Sejumlah LSM menilai, pemerintah pusat dan daerah tidak konsisten menangani masalah pencemaran udara. Pemerintah DKI Jakarta misalnya, kerap mengeluarkan sejumlah peraturan yang justru saling bertentangan. Sekjen Kaukus Lingkungan Hidup Jakarta Dede Nurdin Sadat mengatakan, pemerintah harusnya membatasi jumlah kendaraan bermotor, bukan menebang kawasan hijau untuk memperlebar jalan di Jakarta. Pemerintah juga dinilai gagal mengajak masyarakat untuk mengendalikan pencemaran udara.

"Ini terkait dengan masalah konsistensi. Pengendalian pencemaran polusi kendaraan bermotor misalnya. Itu bisa dibarengi dengan publik transport. Dalam kenyataannya pelaksanaan tidak konsisten bahkan diselengi kebijakan-kebijakan yang kontra produksif."

Teknologi untuk Mendeteksi Polusi

Untuk mengatasi pencemaran udara, dibutuhkan alat khusus pemantau kadar polusi. Namun alat untuk pengukuran itu justru diperoleh dengan cara berhutang. Artinya menurut, Firdaus Cahyo dari Wahana Lingkungan Hidup Jakarta, program pengendalian udara bersifat elitis minim pemberdayaan masyarakat. Firdaus mengatakannya saat Lokakarya Internasional Better Air Quality 2006 di Yogyakarta pekan lalu.

"Yang disinyalir oleh teman-teman Walhi bahwa pertemuan sangat kentara sekali.
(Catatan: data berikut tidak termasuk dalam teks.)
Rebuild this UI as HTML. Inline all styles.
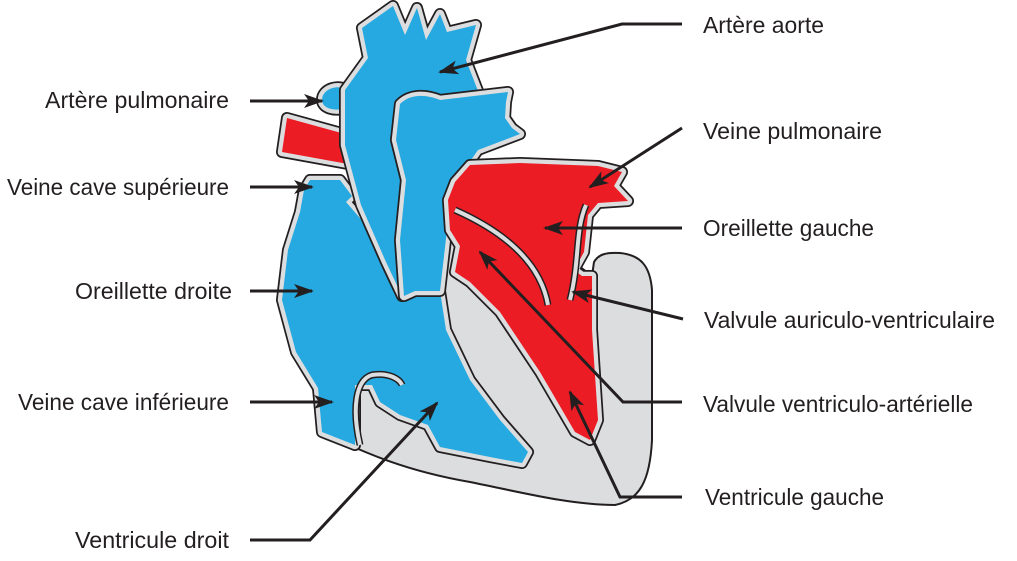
<!DOCTYPE html>
<html><head><meta charset="utf-8"><style>
html,body{margin:0;padding:0;background:#fff;}
svg{display:block;}
text{font-family:"Liberation Sans Narrow","Liberation Sans",sans-serif;font-size:23px;fill:#231f20;}
</style></head><body>
<svg width="1017" height="561" viewBox="0 0 1017 561" xmlns="http://www.w3.org/2000/svg">
<defs>
<marker id="ah" viewBox="0 0 20 14" refX="18" refY="7" markerWidth="20" markerHeight="14" orient="auto" markerUnits="userSpaceOnUse">
<path d="M0,0 L20,7 L0,14 L5,7 Z" fill="#231f20"/>
</marker>
<path id="ra" d="M310,180 L340,180 L352,196 L346,202 L372,232 L392,262 L405,300 L416,291 L440,291 L446,330 L470,380 L500,420 L528,452 L522,463 L490,457 L440,447 L428,425 L400,415 L380,402 L372,385 L355,385 L355,445 L322,432 L318,388 L296,352 L282,300 L288,250 L300,212 L304,190 Z"/>
<path id="ao" d="M362,28 L393,6 L405,35 L417,8 L426,40 L440,14 L447,32 L476,25 L466,60 L480,96 L440,100 L400,108 L394,140 L404,180 L398,230 L402,296 L386,262 L361,205 L345,145 L345,90 L368,58 Z"/>
<path id="pt" d="M400,104 C410,94 425,94 440,100 L508,92 L506,102 L505,118 L512,128 L520,134 L478,150 L457,180 L447,230 L440,291 L415,291 L404,296 L400,240 L406,180 L396,140 Z"/>
<path id="pa" d="M287,118 L345,134 L348,164 L282,152 Z"/>
<path id="ap" d="M322,100 C322,88 340,84 346,90 L346,108 C334,112 322,108 322,100 Z"/>
<path id="la" d="M455,182 L470,165 L520,163 L598,166 L622,172 L614,186 L628,201 L598,203 L588,215 L584,252 L574,270 L582,276 L592,276 L592,330 L598,420 L590,440 L575,432 L540,372 L500,312 L470,282 L455,272 L460,246 L450,230 L448,200 Z"/>
</defs>
<!-- outer gray body -->
<path d="M320,432 C360,450 400,470 470,482 C520,492 570,505 615,505 C640,500 650,480 652,440 L652,290 C650,265 640,255 620,253 C605,252 598,255 594,262 L592,276 L480,190 L445,240 L420,300 L360,380 Z" fill="#dcdddf" stroke="#231f20" stroke-width="2"/>
<g stroke-linejoin="round">
<use href="#ra" fill="none" stroke="#231f20" stroke-width="12"/>
<use href="#ra" fill="none" stroke="#dcdddf" stroke-width="8.5"/>
<use href="#ra" fill="#25a9e0"/>
<use href="#pa" fill="none" stroke="#231f20" stroke-width="12"/>
<use href="#pa" fill="none" stroke="#dcdddf" stroke-width="8.5"/>
<use href="#pa" fill="#ec1c24"/>
<use href="#ap" fill="none" stroke="#231f20" stroke-width="12"/>
<use href="#ap" fill="none" stroke="#dcdddf" stroke-width="8.5"/>
<use href="#ap" fill="#25a9e0"/>
<use href="#ao" fill="none" stroke="#231f20" stroke-width="12"/>
<use href="#ao" fill="none" stroke="#dcdddf" stroke-width="8.5"/>
<use href="#ao" fill="#25a9e0"/>
<use href="#pt" fill="none" stroke="#231f20" stroke-width="12"/>
<use href="#pt" fill="none" stroke="#dcdddf" stroke-width="8.5"/>
<use href="#pt" fill="#25a9e0"/>
<use href="#la" fill="none" stroke="#231f20" stroke-width="12"/>
<use href="#la" fill="none" stroke="#dcdddf" stroke-width="8.5"/>
<use href="#la" fill="#ec1c24"/>
</g>
<!-- valves -->
<path d="M455,210 C500,230 540,260 548,305" fill="none" stroke="#231f20" stroke-width="7"/>
<path d="M455,210 C500,230 540,260 548,305" fill="none" stroke="#dcdddf" stroke-width="4"/>
<path d="M586,205 C575,230 580,260 570,300" fill="none" stroke="#231f20" stroke-width="7"/>
<path d="M586,205 C575,230 580,260 570,300" fill="none" stroke="#dcdddf" stroke-width="4"/>
<path d="M360,445 C352,410 355,380 372,375 C390,372 400,380 402,385" fill="none" stroke="#231f20" stroke-width="7"/>
<path d="M360,445 C352,410 355,380 372,375 C390,372 400,380 402,385" fill="none" stroke="#dcdddf" stroke-width="4"/>
<!-- leader lines -->
<g fill="none" stroke="#231f20" stroke-width="3" marker-end="url(#ah)">
<path d="M682,24 L622,24 L440,72"/>
<path d="M250,101 L322,101"/>
<path d="M250,187 L312,187"/>
<path d="M250,291 L312,291"/>
<path d="M250,402 L332,402"/>
<path d="M250,540 L310,540 L437,403"/>
<path d="M682,128 L590,187"/>
<path d="M682,228 L545,228"/>
<path d="M683,319 L573,292"/>
<path d="M682,402 L623,402 L480,252"/>
<path d="M682,497 L620,497 L570,392"/>
</g>
<!-- labels -->
<text x="703" y="33" textLength="121" lengthAdjust="spacingAndGlyphs">Artère aorte</text>
<text x="45" y="108" textLength="184" lengthAdjust="spacingAndGlyphs">Artère pulmonaire</text>
<text x="7" y="195" textLength="222" lengthAdjust="spacingAndGlyphs">Veine cave supérieure</text>
<text x="75" y="299" textLength="157" lengthAdjust="spacingAndGlyphs">Oreillette droite</text>
<text x="18" y="410" textLength="211" lengthAdjust="spacingAndGlyphs">Veine cave inférieure</text>
<text x="75" y="548" textLength="154" lengthAdjust="spacingAndGlyphs">Ventricule droit</text>
<text x="703" y="139" textLength="179" lengthAdjust="spacingAndGlyphs">Veine pulmonaire</text>
<text x="703" y="236" textLength="171" lengthAdjust="spacingAndGlyphs">Oreillette gauche</text>
<text x="704" y="328" textLength="291" lengthAdjust="spacingAndGlyphs">Valvule auriculo-ventriculaire</text>
<text x="703" y="412" textLength="270" lengthAdjust="spacingAndGlyphs">Valvule ventriculo-artérielle</text>
<text x="705" y="505" textLength="179" lengthAdjust="spacingAndGlyphs">Ventricule gauche</text>
</svg>
</body></html>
Bahwa dalam pembukan jelas sekali kalau menteri negara lingkungan hidup dalam opening speech-nya mengatakan dia seakan-akan meminta dana dari world bank untuk mengatasi polusi udara di Indonesia. Kemudian pada saat plenary nya itu ada slot yang dikasikan bappenas untuk mempromosikan proyek urban air quality yang akan didanai oleh dana utang ADB."

Kini kesehatan warga terus dipertaruhkan dengan pencemaran udara. Sementara protes mengenai buruknya penanganan pengendalian pencemaran udara pun berlangsung di Jakarta dan Yogyakarta, setelah Gubernur DKI Sutiyoso dianugrahkan penghargaan Pengendalian Kualitas Udara lewat proyek busway berbahan bakar gas.